Prognose für das Gesamtjahr 2023
„Für das Gesamtjahr 2023 rechnen wir angesichts einer nicht zu erwartenden Jahresendrally mit einem Transaktionsvolumen von 25 Milliarden Euro. Für 2024 gehen wir momentan von 32,5 Milliarden Euro aus“, sagt Klein. „Dennoch ergeben sich auch in dem aktuellen Marktumfeld einige Investmentopportunitäten und es werden auch größere Transaktionen vorbereitet, die in den kommenden Monaten dann auch die Evidenz für das neue Marktgleichgewicht bieten, wenn auch auf einem deutlich niedrigeren Preisniveau. Daneben steht aber auch eine Vielzahl von Immobilienkrediten zur Refinanzierung an, sodass sich infolge von Insolvenzen, Distressed-Positionen und auch Fire Sales zahlreiche Investmentchancen bieten, die wie in den Krisen zuvor vor allem im Fokus opportunistischer Investoren aus dem In- und Ausland stehen, zumal diese von den resilienten Fundamentaldaten der deutschen Wirtschaft und deren Immobilienbranche überzeugt sind.
“Für das laufende Jahr ist in Deutschland ein Rückgang des Bruttoinlandsprodukts um 0,5 Prozent zu erwarten.
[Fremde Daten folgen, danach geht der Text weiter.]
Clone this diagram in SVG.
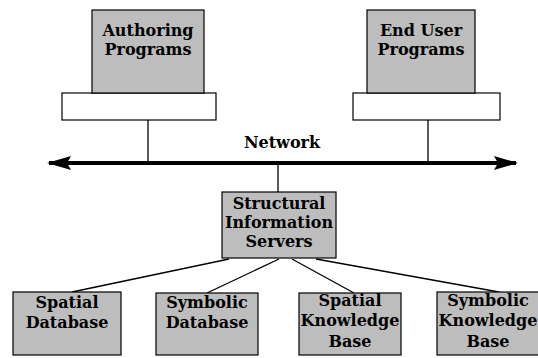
<svg xmlns="http://www.w3.org/2000/svg" width="538" height="358" viewBox="0 0 538 358">
<style>
.box{fill:#bdbdbd;stroke:#000;stroke-width:1.2}
.base{fill:#fff;stroke:#000;stroke-width:1.2}
.lbl{font-family:"DejaVu Serif","Liberation Serif",serif;font-weight:bold;font-size:16px;fill:#000;text-anchor:middle}
.ln{stroke:#000;stroke-width:1.3;fill:none}
</style>
<defs>
<marker id="ah" viewBox="0 0 24 16" refX="22" refY="8" markerWidth="24" markerHeight="16" markerUnits="userSpaceOnUse" orient="auto-start-reverse">
<path d="M0,1 L24,8 L0,15 L4,8 Z" fill="#000"/>
</marker>
</defs>
<g id="connectors">
<line class="ln" x1="148" y1="120" x2="148" y2="162"/>
<line class="ln" x1="428" y1="120" x2="428" y2="162"/>
<line x1="49" y1="163" x2="516" y2="163" stroke="#000" stroke-width="4" marker-start="url(#ah)" marker-end="url(#ah)"/>
<line class="ln" x1="278" y1="165" x2="278" y2="192"/>
<line class="ln" x1="229" y1="259" x2="72" y2="292"/>
<line class="ln" x1="279" y1="259" x2="207" y2="293"/>
<line class="ln" x1="292" y1="259" x2="354" y2="293"/>
<line class="ln" x1="316" y1="259" x2="499" y2="292"/>
</g>
<g id="authoring">
<rect class="base" x="62" y="93" width="154" height="27"/>
<rect class="box" x="92" y="10" width="112" height="83"/>
<text class="lbl" x="148" y="36">Authoring</text>
<text class="lbl" x="148" y="55">Programs</text>
</g>
<g id="enduser">
<rect class="base" x="353" y="93" width="147" height="27"/>
<rect class="box" x="367" y="10" width="108" height="83"/>
<text class="lbl" x="421" y="36">End User</text>
<text class="lbl" x="421" y="55">Programs</text>
</g>
<text class="lbl" x="282" y="148" font-size="15">Network</text>
<g id="structural">
<rect class="box" x="222" y="192" width="114" height="66"/>
<text class="lbl" x="279" y="209">Structural</text>
<text class="lbl" x="279" y="228">Information</text>
<text class="lbl" x="279" y="247">Servers</text>
</g>
<g id="spatialdb">
<rect class="box" x="13" y="292" width="108" height="63"/>
<text class="lbl" x="67" y="308">Spatial</text>
<text class="lbl" x="67" y="328">Database</text>
</g>
<g id="symbolicdb">
<rect class="box" x="156" y="293" width="102" height="62"/>
<text class="lbl" x="207" y="308">Symbolic</text>
<text class="lbl" x="207" y="328">Database</text>
</g>
<g id="spatialkb">
<rect class="box" x="299" y="293" width="102" height="62"/>
<text class="lbl" x="350" y="306">Spatial</text>
<text class="lbl" x="350" y="326">Knowledge</text>
<text class="lbl" x="350" y="347">Base</text>
</g>
<g id="symbolickb">
<rect class="box" x="437" y="292" width="108" height="63"/>
<text class="lbl" x="488" y="306">Symbolic</text>
<text class="lbl" x="488" y="326">Knowledge</text>
<text class="lbl" x="488" y="347">Base</text>
</g>
</svg>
Für 2024 zeichnet sich aktuell ein moderates Plus in Höhe von 0,2 Prozent ab, wobei 2025 ein stärkeres Wirtschaftswachstum um 1,9 Prozent prognostiziert wird. „Weniger die milde Rezession, als vielmehr die stark gestiegenen Finanzierungskosten und Renditen bei Alternativanlagen bremsen derzeit den deutschen Immobilieninvestmentmarkt in seiner gewohnt hohen Dynamik aus. Dennoch öffnet sich für manche Investoren gerade in der jetzigen Marktphase die Möglichkeit, sich am deutschen Immobilienmarkt zu positionieren und vom zukünftigen Aufschwung zu profitieren. Jedoch kommt es mehr denn je auf die assetspezifische Rendite-Risiko-Analyse an, zumal die Diskussion um das Repricing und die zukünftige Positionierung der Immobilie angesichts der ESG-Thematik weiter zunehmen wird.“
„Bei der Inflation zeichnet sich eine gewisse Entspannung ab – bedingt durch den geldpolitisch induzierten Konjunkturrückgang in den kommenden Monaten. Dennoch dürfte die Kerninflationsrate weiterhin auf einem hohen Niveau bleiben, sodass weitere Zinserhöhungen der EZB noch nicht ausgeschlossen werden können. Vorerst müssen sich die Wirtschaft und die Immobilienbranche auf das neue, höhere Zinsregime einstellen und ihre Geschäftsmodelle und Anlagestrategien anpassen“, ergänzt Linsin.